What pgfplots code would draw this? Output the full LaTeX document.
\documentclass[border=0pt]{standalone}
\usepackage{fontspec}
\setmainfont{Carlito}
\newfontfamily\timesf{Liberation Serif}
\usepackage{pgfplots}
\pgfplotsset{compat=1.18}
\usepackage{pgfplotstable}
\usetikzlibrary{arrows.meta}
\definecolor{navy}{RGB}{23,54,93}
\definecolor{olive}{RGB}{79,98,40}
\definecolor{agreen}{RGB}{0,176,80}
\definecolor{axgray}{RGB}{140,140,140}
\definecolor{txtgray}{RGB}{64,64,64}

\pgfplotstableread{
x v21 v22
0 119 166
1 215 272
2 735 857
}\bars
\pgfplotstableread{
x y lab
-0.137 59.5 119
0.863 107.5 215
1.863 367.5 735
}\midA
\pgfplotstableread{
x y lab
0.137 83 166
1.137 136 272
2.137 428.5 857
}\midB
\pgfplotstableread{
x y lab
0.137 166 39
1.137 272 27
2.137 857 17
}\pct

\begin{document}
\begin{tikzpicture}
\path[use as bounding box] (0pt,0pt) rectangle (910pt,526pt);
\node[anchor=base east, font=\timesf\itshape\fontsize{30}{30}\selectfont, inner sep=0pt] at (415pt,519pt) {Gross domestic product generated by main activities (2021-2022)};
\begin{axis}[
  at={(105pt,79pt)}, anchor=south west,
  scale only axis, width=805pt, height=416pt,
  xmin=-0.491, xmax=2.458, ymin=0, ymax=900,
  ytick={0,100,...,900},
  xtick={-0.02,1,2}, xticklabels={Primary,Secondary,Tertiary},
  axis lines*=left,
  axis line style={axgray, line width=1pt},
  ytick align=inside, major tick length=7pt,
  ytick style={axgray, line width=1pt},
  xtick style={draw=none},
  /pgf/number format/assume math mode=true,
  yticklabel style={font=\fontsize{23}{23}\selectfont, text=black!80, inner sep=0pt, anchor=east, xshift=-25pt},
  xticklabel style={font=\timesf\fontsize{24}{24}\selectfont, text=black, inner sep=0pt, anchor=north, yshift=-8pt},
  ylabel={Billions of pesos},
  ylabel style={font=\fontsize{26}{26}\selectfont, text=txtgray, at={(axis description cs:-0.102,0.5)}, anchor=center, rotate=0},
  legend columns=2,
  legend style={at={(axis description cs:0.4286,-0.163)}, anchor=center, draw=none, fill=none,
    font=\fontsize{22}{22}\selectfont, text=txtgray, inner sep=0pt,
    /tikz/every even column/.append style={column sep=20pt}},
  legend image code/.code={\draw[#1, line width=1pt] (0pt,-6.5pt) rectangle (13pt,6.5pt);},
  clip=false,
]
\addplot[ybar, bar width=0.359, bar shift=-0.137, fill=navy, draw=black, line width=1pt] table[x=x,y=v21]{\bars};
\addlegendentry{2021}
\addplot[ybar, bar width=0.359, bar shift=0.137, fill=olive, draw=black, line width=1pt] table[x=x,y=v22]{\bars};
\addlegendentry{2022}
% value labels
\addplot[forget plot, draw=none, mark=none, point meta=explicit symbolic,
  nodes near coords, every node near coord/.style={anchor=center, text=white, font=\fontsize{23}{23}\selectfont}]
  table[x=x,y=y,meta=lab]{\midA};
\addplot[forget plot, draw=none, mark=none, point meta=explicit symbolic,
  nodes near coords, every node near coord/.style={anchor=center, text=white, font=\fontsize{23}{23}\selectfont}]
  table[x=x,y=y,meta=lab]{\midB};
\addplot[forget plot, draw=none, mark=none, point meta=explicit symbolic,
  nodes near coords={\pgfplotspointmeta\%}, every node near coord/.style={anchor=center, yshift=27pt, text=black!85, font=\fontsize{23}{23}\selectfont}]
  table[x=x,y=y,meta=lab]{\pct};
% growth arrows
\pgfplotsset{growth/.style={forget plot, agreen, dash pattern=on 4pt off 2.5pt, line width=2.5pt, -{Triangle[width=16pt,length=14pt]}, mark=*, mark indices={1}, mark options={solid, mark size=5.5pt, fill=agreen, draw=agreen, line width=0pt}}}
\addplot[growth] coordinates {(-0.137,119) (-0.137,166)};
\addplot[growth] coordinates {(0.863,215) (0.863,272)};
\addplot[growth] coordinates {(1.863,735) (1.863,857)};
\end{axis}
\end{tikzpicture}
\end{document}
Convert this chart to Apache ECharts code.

BRIEF >>
Write out the data again, exactly and in full.

RESULT >>
What pgfplots code would draw this? Output the full LaTeX document.
\documentclass[border=0pt]{standalone}
\usepackage{fontspec}
\setmainfont{Carlito}
\newfontfamily\timesf{Liberation Serif}
\usepackage{pgfplots}
\pgfplotsset{compat=1.18}
\usepackage{pgfplotstable}
\usetikzlibrary{arrows.meta}
\definecolor{navy}{RGB}{23,54,93}
\definecolor{olive}{RGB}{79,98,40}
\definecolor{agreen}{RGB}{0,176,80}
\definecolor{axgray}{RGB}{140,140,140}
\definecolor{txtgray}{RGB}{64,64,64}

\pgfplotstableread{
x v21 v22
0 119 166
1 215 272
2 735 857
}\bars
\pgfplotstableread{
x y lab
-0.137 59.5 119
0.863 107.5 215
1.863 367.5 735
}\midA
\pgfplotstableread{
x y lab
0.137 83 166
1.137 136 272
2.137 428.5 857
}\midB
\pgfplotstableread{
x y lab
0.137 166 39
1.137 272 27
2.137 857 17
}\pct

\begin{document}
\begin{tikzpicture}
\path[use as bounding box] (0pt,0pt) rectangle (910pt,526pt);
\node[anchor=base east, font=\timesf\itshape\fontsize{30}{30}\selectfont, inner sep=0pt] at (415pt,519pt) {Gross domestic product generated by main activities (2021-2022)};
\begin{axis}[
  at={(105pt,79pt)}, anchor=south west,
  scale only axis, width=805pt, height=416pt,
  xmin=-0.491, xmax=2.458, ymin=0, ymax=900,
  ytick={0,100,...,900},
  xtick={-0.02,1,2}, xticklabels={Primary,Secondary,Tertiary},
  axis lines*=left,
  axis line style={axgray, line width=1pt},
  ytick align=inside, major tick length=7pt,
  ytick style={axgray, line width=1pt},
  xtick style={draw=none},
  /pgf/number format/assume math mode=true,
  yticklabel style={font=\fontsize{23}{23}\selectfont, text=black!80, inner sep=0pt, anchor=east, xshift=-25pt},
  xticklabel style={font=\timesf\fontsize{24}{24}\selectfont, text=black, inner sep=0pt, anchor=north, yshift=-8pt},
  ylabel={Billions of pesos},
  ylabel style={font=\fontsize{26}{26}\selectfont, text=txtgray, at={(axis description cs:-0.102,0.5)}, anchor=center, rotate=0},
  legend columns=2,
  legend style={at={(axis description cs:0.4286,-0.163)}, anchor=center, draw=none, fill=none,
    font=\fontsize{22}{22}\selectfont, text=txtgray, inner sep=0pt,
    /tikz/every even column/.append style={column sep=20pt}},
  legend image code/.code={\draw[#1, line width=1pt] (0pt,-6.5pt) rectangle (13pt,6.5pt);},
  clip=false,
]
\addplot[ybar, bar width=0.359, bar shift=-0.137, fill=navy, draw=black, line width=1pt] table[x=x,y=v21]{\bars};
\addlegendentry{2021}
\addplot[ybar, bar width=0.359, bar shift=0.137, fill=olive, draw=black, line width=1pt] table[x=x,y=v22]{\bars};
\addlegendentry{2022}
% value labels
\addplot[forget plot, draw=none, mark=none, point meta=explicit symbolic,
  nodes near coords, every node near coord/.style={anchor=center, text=white, font=\fontsize{23}{23}\selectfont}]
  table[x=x,y=y,meta=lab]{\midA};
\addplot[forget plot, draw=none, mark=none, point meta=explicit symbolic,
  nodes near coords, every node near coord/.style={anchor=center, text=white, font=\fontsize{23}{23}\selectfont}]
  table[x=x,y=y,meta=lab]{\midB};
\addplot[forget plot, draw=none, mark=none, point meta=explicit symbolic,
  nodes near coords={\pgfplotspointmeta\%}, every node near coord/.style={anchor=center, yshift=27pt, text=black!85, font=\fontsize{23}{23}\selectfont}]
  table[x=x,y=y,meta=lab]{\pct};
% growth arrows
\pgfplotsset{growth/.style={forget plot, agreen, dash pattern=on 4pt off 2.5pt, line width=2.5pt, -{Triangle[width=16pt,length=14pt]}, mark=*, mark indices={1}, mark options={solid, mark size=5.5pt, fill=agreen, draw=agreen, line width=0pt}}}
\addplot[growth] coordinates {(-0.137,119) (-0.137,166)};
\addplot[growth] coordinates {(0.863,215) (0.863,272)};
\addplot[growth] coordinates {(1.863,735) (1.863,857)};
\end{axis}
\end{tikzpicture}
\end{document}
Convert this chart to Apache ECharts code.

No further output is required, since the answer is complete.